# A law i'd like to see come back in Quebec (or a variant of it at least)



## Noctosphere (Jul 26, 2022)

This law was adopted by the liberal government led by Honoré Mercier back in late 1890's
A free land will be given to every father of at least 12 living childrens.
I'd like to see a variant to it coming back to life, and it should also be applied to the whole canada in my opinion.
25k$ of subvention for a house to parrents of at least 4 (could also apply to 3 in this case(see below)) living childrens below 18 of age.

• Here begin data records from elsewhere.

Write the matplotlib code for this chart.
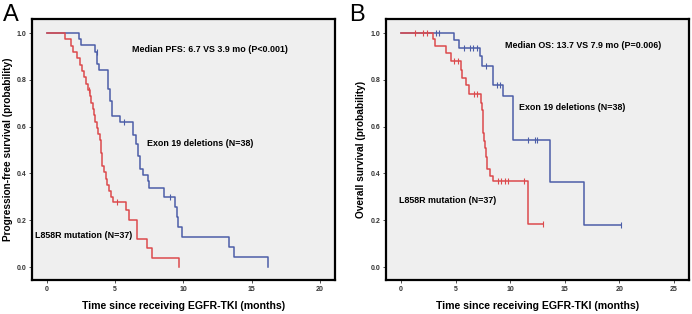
import matplotlib
matplotlib.use("Agg")
import matplotlib.pyplot as plt

plt.rcParams['font.family'] = ['Liberation Sans', 'DejaVu Sans']

# ---------------- data ----------------
# Panel A: progression-free survival
pfs_exon_t = [0, 2.35, 2.5, 3.5, 3.65, 3.8, 4.5, 4.6, 4.75, 5.35, 6.3, 6.5, 6.7, 6.8, 7.05, 7.4, 7.5, 8.6, 9.4, 9.5, 9.6, 9.9, 13.3, 13.7, 16.2]
pfs_exon_s = [1.0, 0.974, 0.947, 0.92, 0.868, 0.842, 0.763, 0.71, 0.645, 0.618, 0.566, 0.526, 0.474, 0.42, 0.395, 0.368, 0.34, 0.30, 0.255, 0.213, 0.17, 0.128, 0.085, 0.043, 0.0]
pfs_exon_cens_t = [3.65, 5.65, 9.0]
pfs_exon_cens_s = [0.92, 0.618, 0.30]

pfs_l858_t = [0, 1.35, 1.75, 1.9, 2.2, 2.4, 2.55, 2.7, 2.85, 3.0, 3.15, 3.25, 3.35, 3.45, 3.55, 3.65, 3.75, 3.85, 3.92, 3.97, 4.0, 4.05, 4.15, 4.3, 4.4, 4.55, 4.7, 4.85, 5.8, 6.0, 6.6, 7.3, 7.7, 9.7]
pfs_l858_s = [1.0, 0.973, 0.946, 0.919, 0.892, 0.865, 0.838, 0.811, 0.784, 0.757, 0.73, 0.703, 0.676, 0.649, 0.622, 0.595, 0.568, 0.541, 0.514, 0.487, 0.46, 0.432, 0.405, 0.378, 0.351, 0.324, 0.30, 0.28, 0.243, 0.20, 0.12, 0.08, 0.04, 0.0]
pfs_l858_cens_t = [3.1, 5.1]
pfs_l858_cens_s = [0.757, 0.28]

# Panel B: overall survival
os_exon_t = [0, 4.85, 5.3, 7.2, 7.4, 8.4, 9.35, 10.3, 13.7, 16.8, 20.2]
os_exon_s = [1.0, 0.97, 0.936, 0.9, 0.86, 0.78, 0.73, 0.545, 0.363, 0.182, 0.182]
os_exon_cens_t = [3.2, 3.5, 5.8, 6.3, 6.6, 7.0, 7.8, 8.8, 9.1, 11.6, 12.3, 12.5, 20.2]
os_exon_cens_s = [1.0, 1.0, 0.936, 0.936, 0.936, 0.936, 0.86, 0.78, 0.78, 0.545, 0.545, 0.545, 0.182]

os_l858_t = [0, 2.9, 3.1, 4.1, 4.6, 5.5, 5.6, 5.95, 6.2, 7.3, 7.4, 7.5, 7.55, 7.65, 7.7, 7.8, 7.9, 8.15, 8.4, 11.6, 13.0]
os_l858_s = [1.0, 0.973, 0.946, 0.915, 0.88, 0.84, 0.81, 0.78, 0.74, 0.70, 0.67, 0.62, 0.575, 0.54, 0.51, 0.47, 0.42, 0.39, 0.37, 0.185, 0.185]
os_l858_cens_t = [1.3, 2.0, 2.35, 4.9, 5.2, 6.7, 7.0, 8.9, 9.2, 9.5, 9.8, 11.3, 13.0]
os_l858_cens_s = [1.0, 1.0, 1.0, 0.88, 0.88, 0.74, 0.74, 0.37, 0.37, 0.37, 0.37, 0.37, 0.185]

yticks = [0.0, 0.2, 0.4, 0.6, 0.8, 1.0]
yticklabels = ["0.0", "0.2", "0.4", "0.6", "0.8", "1.0"]
xticks_a = [0, 5, 10, 15, 20]
xticks_b = [0, 5, 10, 15, 20, 25]

RED = "#dc4a4c"
BLUE = "#4c5ea8"

fig = plt.figure(figsize=(6.92, 3.14), dpi=100)
axA = fig.add_axes([32/692, 1-280/314, 303/692, 261/314])
axB = fig.add_axes([386/692, 1-280/314, 303/692, 261/314])


def style(ax, xticks, xlim, ylabel, ypad):
    ax.set_facecolor("#efefef")
    for s in ax.spines.values():
        s.set_linewidth(1.6)
        s.set_color("black")
    ax.set_xlim(*xlim)
    ax.set_ylim(-0.055, 1.06)
    ax.set_xticks(xticks)
    ax.set_xticklabels([str(t) for t in xticks], fontsize=5, fontweight='bold', color='#333333')
    ax.set_yticks(yticks)
    ax.set_yticklabels(yticklabels, fontsize=5, fontweight='bold', color='#333333')
    ax.tick_params(axis='both', direction='out', length=2, width=0.6, pad=2, colors='#333333')
    ax.set_xlabel("Time since receiving EGFR-TKI (months)", fontsize=7.6, fontweight='bold', labelpad=6)
    ax.set_ylabel(ylabel, fontsize=7.3, fontweight='bold', labelpad=ypad)


def curve(ax, t, s, ct, cs, color):
    ax.step(t, s, where='post', color=color, lw=1.1)
    ax.plot(ct, cs, linestyle='none', marker='|', markersize=4, mew=0.8, color=color)


ANN = 6.4
style(axA, xticks_a, (-1.1, 21.1), "Progression-free survival (probability)", 2.5)
curve(axA, pfs_exon_t, pfs_exon_s, pfs_exon_cens_t, pfs_exon_cens_s, BLUE)
curve(axA, pfs_l858_t, pfs_l858_s, pfs_l858_cens_t, pfs_l858_cens_s, RED)
axA.text(6.2, 0.93, "Median PFS: 6.7 VS 3.9 mo (P<0.001)", fontsize=ANN, fontweight='bold', va='center')
axA.text(7.3, 0.53, "Exon 19 deletions (N=38)", fontsize=ANN, fontweight='bold', va='center')
axA.text(-0.9, 0.136, "L858R mutation (N=37)", fontsize=ANN, fontweight='bold', va='center')

style(axB, xticks_b, (-1.37, 26.4), "Overall survival (probability)", 3.5)
curve(axB, os_exon_t, os_exon_s, os_exon_cens_t, os_exon_cens_s, BLUE)
curve(axB, os_l858_t, os_l858_s, os_l858_cens_t, os_l858_cens_s, RED)
axB.text(9.5, 0.945, "Median OS: 13.7 VS 7.9 mo (P=0.006)", fontsize=ANN, fontweight='bold', va='center')
axB.text(10.8, 0.68, "Exon 19 deletions (N=38)", fontsize=ANN, fontweight='bold', va='center')
axB.text(-0.2, 0.285, "L858R mutation (N=37)", fontsize=ANN, fontweight='bold', va='center')

fig.text(3/692, 1-4/314, "A", fontsize=17, va='top', ha='left')
fig.text(349/692, 1-4/314, "B", fontsize=17, va='top', ha='left')

fig.savefig("out.png", dpi=100)
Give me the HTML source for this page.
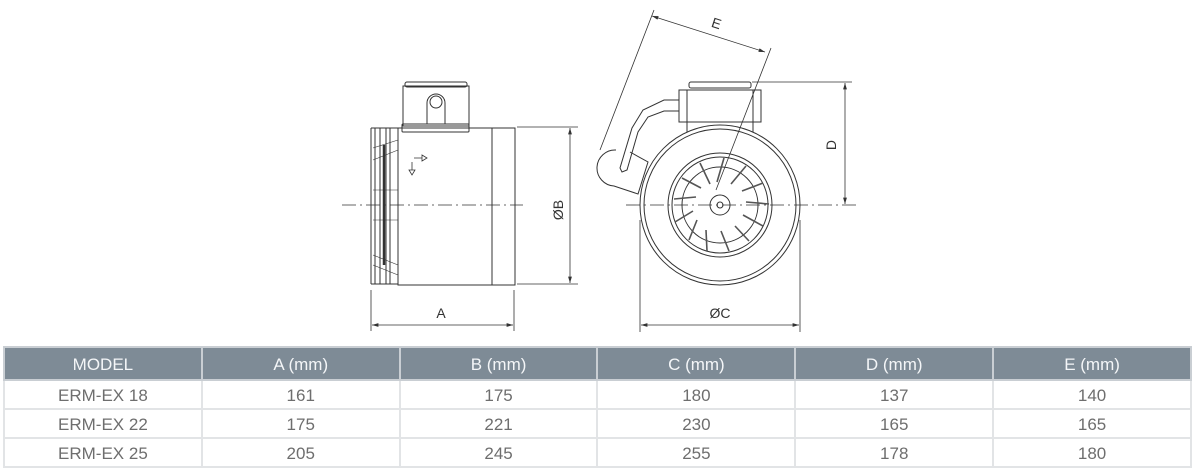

The reason why this was first voted back then was for colonizing the region called Laurentides, which was one of the northest region to be inhabited in the province.
However, if you look at stats online, you'll see that the Canada is one of the most underpopulated country in the world.
To give you an example, usa has 330M habitants, is the 4th largest country and is A BIT underpopulated.
Canada is the 2nd largest country and has about only 31M habitants.
The province of Quebec is trice the size of France, and just the Paris city is half the population of our whole province.

So yea, i'd like to see a variant of this law applied to whole Canada to favorise its increase of population.
Do you think such law should be of interest where you live too?


----------



## Dark_Phoras (Jul 26, 2022)

I think families are better with fewer children, they get better education and more dedication from the parents. We also have the issue of overpopulation, I think it's preferable to offset population deficits in some areas with qualified immigration.


----------



## UltraDolphinRevolution (Jul 26, 2022)

Lowering tax burdens are preferable to payments. Lowering tax burdens means the state "steals" less while government payments are essentially redirecting stolen money.

At least from a libertarian (a la Ron Paul) perspective.

May I suggest Hong Kong people who do not consider themselves Chinese.
Beijing gets less resistence and the spread of Chinese culture.
HK gets more space.
Those people will feel free.
Canada will get better food.

A win-win situation.


----------